_Objective_: Nothing in the data should change when you return it, but leave the pictures out.

_Data extract_:
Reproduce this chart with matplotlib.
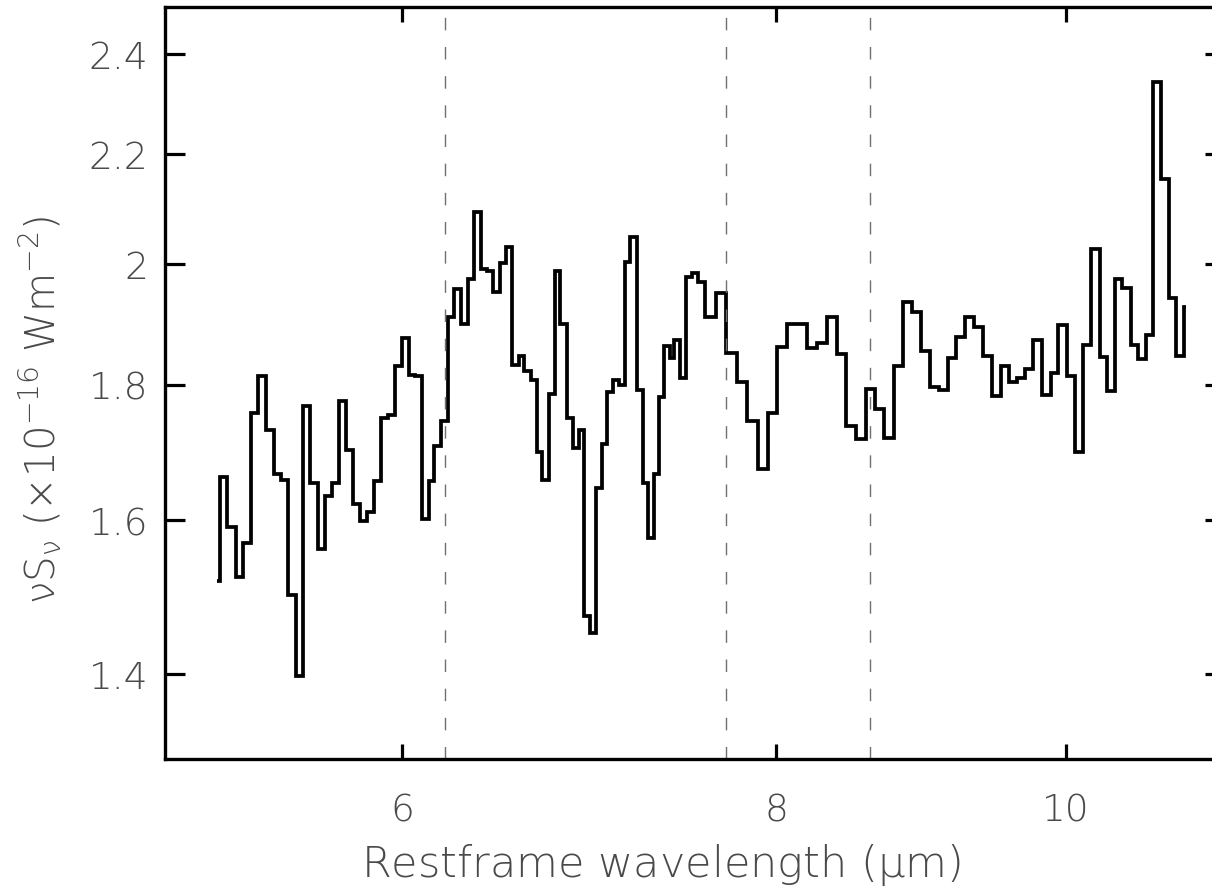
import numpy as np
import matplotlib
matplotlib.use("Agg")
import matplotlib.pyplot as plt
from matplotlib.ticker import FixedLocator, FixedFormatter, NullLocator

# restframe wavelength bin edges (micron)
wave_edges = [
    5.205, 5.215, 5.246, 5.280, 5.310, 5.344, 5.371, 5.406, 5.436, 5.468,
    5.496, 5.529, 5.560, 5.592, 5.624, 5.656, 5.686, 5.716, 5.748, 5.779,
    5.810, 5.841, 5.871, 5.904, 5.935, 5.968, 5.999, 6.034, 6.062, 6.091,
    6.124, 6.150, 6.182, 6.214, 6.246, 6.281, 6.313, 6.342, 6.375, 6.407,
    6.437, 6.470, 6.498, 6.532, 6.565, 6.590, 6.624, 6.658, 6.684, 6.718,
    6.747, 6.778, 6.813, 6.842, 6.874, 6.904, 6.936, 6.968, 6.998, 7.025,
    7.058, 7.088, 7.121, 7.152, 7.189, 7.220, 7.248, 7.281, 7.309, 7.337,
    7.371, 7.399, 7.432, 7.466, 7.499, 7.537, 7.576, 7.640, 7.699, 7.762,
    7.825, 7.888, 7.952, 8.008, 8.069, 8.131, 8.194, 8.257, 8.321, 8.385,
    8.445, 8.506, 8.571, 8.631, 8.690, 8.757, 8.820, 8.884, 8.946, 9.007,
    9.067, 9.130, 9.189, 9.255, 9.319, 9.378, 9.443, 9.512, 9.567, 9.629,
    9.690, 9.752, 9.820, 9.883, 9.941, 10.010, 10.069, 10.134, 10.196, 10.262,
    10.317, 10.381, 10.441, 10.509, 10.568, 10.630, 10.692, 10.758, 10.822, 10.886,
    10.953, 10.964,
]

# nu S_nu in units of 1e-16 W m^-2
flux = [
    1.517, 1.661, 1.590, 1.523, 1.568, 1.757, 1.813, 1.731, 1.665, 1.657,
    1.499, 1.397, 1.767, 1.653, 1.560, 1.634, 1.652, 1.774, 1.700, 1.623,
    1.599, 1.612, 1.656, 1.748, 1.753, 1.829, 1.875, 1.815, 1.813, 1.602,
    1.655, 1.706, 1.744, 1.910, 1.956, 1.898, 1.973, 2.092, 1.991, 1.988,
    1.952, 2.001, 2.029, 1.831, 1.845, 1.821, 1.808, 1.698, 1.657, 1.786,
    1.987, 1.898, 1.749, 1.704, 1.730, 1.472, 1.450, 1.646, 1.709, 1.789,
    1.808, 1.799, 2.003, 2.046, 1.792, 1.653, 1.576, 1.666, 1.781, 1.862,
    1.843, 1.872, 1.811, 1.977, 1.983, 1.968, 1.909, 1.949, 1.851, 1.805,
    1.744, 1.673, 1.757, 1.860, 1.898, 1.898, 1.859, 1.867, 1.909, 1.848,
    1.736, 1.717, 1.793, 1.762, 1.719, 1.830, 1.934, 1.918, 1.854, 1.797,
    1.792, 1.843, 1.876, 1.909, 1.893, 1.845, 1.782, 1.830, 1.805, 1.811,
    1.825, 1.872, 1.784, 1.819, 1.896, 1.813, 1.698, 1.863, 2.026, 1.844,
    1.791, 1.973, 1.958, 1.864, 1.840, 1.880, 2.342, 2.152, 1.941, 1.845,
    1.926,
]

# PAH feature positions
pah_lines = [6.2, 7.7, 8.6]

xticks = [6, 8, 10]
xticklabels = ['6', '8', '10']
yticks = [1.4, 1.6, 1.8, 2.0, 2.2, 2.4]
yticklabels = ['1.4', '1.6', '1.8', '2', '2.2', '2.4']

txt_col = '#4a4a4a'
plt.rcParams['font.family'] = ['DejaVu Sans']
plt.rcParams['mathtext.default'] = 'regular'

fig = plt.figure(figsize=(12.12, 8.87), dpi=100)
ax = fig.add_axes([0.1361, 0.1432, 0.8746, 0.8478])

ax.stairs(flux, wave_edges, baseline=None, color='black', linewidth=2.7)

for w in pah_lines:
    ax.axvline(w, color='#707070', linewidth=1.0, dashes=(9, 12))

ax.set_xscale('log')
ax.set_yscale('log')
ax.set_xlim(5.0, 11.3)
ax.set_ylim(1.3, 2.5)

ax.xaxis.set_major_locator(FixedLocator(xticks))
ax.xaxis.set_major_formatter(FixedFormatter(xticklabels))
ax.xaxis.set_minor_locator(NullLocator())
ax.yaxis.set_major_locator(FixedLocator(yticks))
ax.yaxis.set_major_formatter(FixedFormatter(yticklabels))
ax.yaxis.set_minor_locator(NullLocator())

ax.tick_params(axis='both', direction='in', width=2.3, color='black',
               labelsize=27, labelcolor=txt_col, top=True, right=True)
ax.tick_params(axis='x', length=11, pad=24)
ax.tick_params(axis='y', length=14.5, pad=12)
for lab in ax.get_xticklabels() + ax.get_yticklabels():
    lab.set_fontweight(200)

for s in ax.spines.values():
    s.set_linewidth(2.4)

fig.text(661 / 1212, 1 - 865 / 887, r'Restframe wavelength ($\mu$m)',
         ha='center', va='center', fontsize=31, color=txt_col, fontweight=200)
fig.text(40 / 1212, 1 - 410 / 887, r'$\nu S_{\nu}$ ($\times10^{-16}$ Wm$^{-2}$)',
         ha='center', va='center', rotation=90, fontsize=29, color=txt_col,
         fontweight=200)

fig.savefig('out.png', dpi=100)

_The response_:
Reproduce this chart with matplotlib.
import numpy as np
import matplotlib
matplotlib.use("Agg")
import matplotlib.pyplot as plt
from matplotlib.ticker import FixedLocator, FixedFormatter, NullLocator

# restframe wavelength bin edges (micron)
wave_edges = [
    5.205, 5.215, 5.246, 5.280, 5.310, 5.344, 5.371, 5.406, 5.436, 5.468,
    5.496, 5.529, 5.560, 5.592, 5.624, 5.656, 5.686, 5.716, 5.748, 5.779,
    5.810, 5.841, 5.871, 5.904, 5.935, 5.968, 5.999, 6.034, 6.062, 6.091,
    6.124, 6.150, 6.182, 6.214, 6.246, 6.281, 6.313, 6.342, 6.375, 6.407,
    6.437, 6.470, 6.498, 6.532, 6.565, 6.590, 6.624, 6.658, 6.684, 6.718,
    6.747, 6.778, 6.813, 6.842, 6.874, 6.904, 6.936, 6.968, 6.998, 7.025,
    7.058, 7.088, 7.121, 7.152, 7.189, 7.220, 7.248, 7.281, 7.309, 7.337,
    7.371, 7.399, 7.432, 7.466, 7.499, 7.537, 7.576, 7.640, 7.699, 7.762,
    7.825, 7.888, 7.952, 8.008, 8.069, 8.131, 8.194, 8.257, 8.321, 8.385,
    8.445, 8.506, 8.571, 8.631, 8.690, 8.757, 8.820, 8.884, 8.946, 9.007,
    9.067, 9.130, 9.189, 9.255, 9.319, 9.378, 9.443, 9.512, 9.567, 9.629,
    9.690, 9.752, 9.820, 9.883, 9.941, 10.010, 10.069, 10.134, 10.196, 10.262,
    10.317, 10.381, 10.441, 10.509, 10.568, 10.630, 10.692, 10.758, 10.822, 10.886,
    10.953, 10.964,
]

# nu S_nu in units of 1e-16 W m^-2
flux = [
    1.517, 1.661, 1.590, 1.523, 1.568, 1.757, 1.813, 1.731, 1.665, 1.657,
    1.499, 1.397, 1.767, 1.653, 1.560, 1.634, 1.652, 1.774, 1.700, 1.623,
    1.599, 1.612, 1.656, 1.748, 1.753, 1.829, 1.875, 1.815, 1.813, 1.602,
    1.655, 1.706, 1.744, 1.910, 1.956, 1.898, 1.973, 2.092, 1.991, 1.988,
    1.952, 2.001, 2.029, 1.831, 1.845, 1.821, 1.808, 1.698, 1.657, 1.786,
    1.987, 1.898, 1.749, 1.704, 1.730, 1.472, 1.450, 1.646, 1.709, 1.789,
    1.808, 1.799, 2.003, 2.046, 1.792, 1.653, 1.576, 1.666, 1.781, 1.862,
    1.843, 1.872, 1.811, 1.977, 1.983, 1.968, 1.909, 1.949, 1.851, 1.805,
    1.744, 1.673, 1.757, 1.860, 1.898, 1.898, 1.859, 1.867, 1.909, 1.848,
    1.736, 1.717, 1.793, 1.762, 1.719, 1.830, 1.934, 1.918, 1.854, 1.797,
    1.792, 1.843, 1.876, 1.909, 1.893, 1.845, 1.782, 1.830, 1.805, 1.811,
    1.825, 1.872, 1.784, 1.819, 1.896, 1.813, 1.698, 1.863, 2.026, 1.844,
    1.791, 1.973, 1.958, 1.864, 1.840, 1.880, 2.342, 2.152, 1.941, 1.845,
    1.926,
]

# PAH feature positions
pah_lines = [6.2, 7.7, 8.6]

xticks = [6, 8, 10]
xticklabels = ['6', '8', '10']
yticks = [1.4, 1.6, 1.8, 2.0, 2.2, 2.4]
yticklabels = ['1.4', '1.6', '1.8', '2', '2.2', '2.4']

txt_col = '#4a4a4a'
plt.rcParams['font.family'] = ['DejaVu Sans']
plt.rcParams['mathtext.default'] = 'regular'

fig = plt.figure(figsize=(12.12, 8.87), dpi=100)
ax = fig.add_axes([0.1361, 0.1432, 0.8746, 0.8478])

ax.stairs(flux, wave_edges, baseline=None, color='black', linewidth=2.7)

for w in pah_lines:
    ax.axvline(w, color='#707070', linewidth=1.0, dashes=(9, 12))

ax.set_xscale('log')
ax.set_yscale('log')
ax.set_xlim(5.0, 11.3)
ax.set_ylim(1.3, 2.5)

ax.xaxis.set_major_locator(FixedLocator(xticks))
ax.xaxis.set_major_formatter(FixedFormatter(xticklabels))
ax.xaxis.set_minor_locator(NullLocator())
ax.yaxis.set_major_locator(FixedLocator(yticks))
ax.yaxis.set_major_formatter(FixedFormatter(yticklabels))
ax.yaxis.set_minor_locator(NullLocator())

ax.tick_params(axis='both', direction='in', width=2.3, color='black',
               labelsize=27, labelcolor=txt_col, top=True, right=True)
ax.tick_params(axis='x', length=11, pad=24)
ax.tick_params(axis='y', length=14.5, pad=12)
for lab in ax.get_xticklabels() + ax.get_yticklabels():
    lab.set_fontweight(200)

for s in ax.spines.values():
    s.set_linewidth(2.4)

fig.text(661 / 1212, 1 - 865 / 887, r'Restframe wavelength ($\mu$m)',
         ha='center', va='center', fontsize=31, color=txt_col, fontweight=200)
fig.text(40 / 1212, 1 - 410 / 887, r'$\nu S_{\nu}$ ($\times10^{-16}$ Wm$^{-2}$)',
         ha='center', va='center', rotation=90, fontsize=29, color=txt_col,
         fontweight=200)

fig.savefig('out.png', dpi=100)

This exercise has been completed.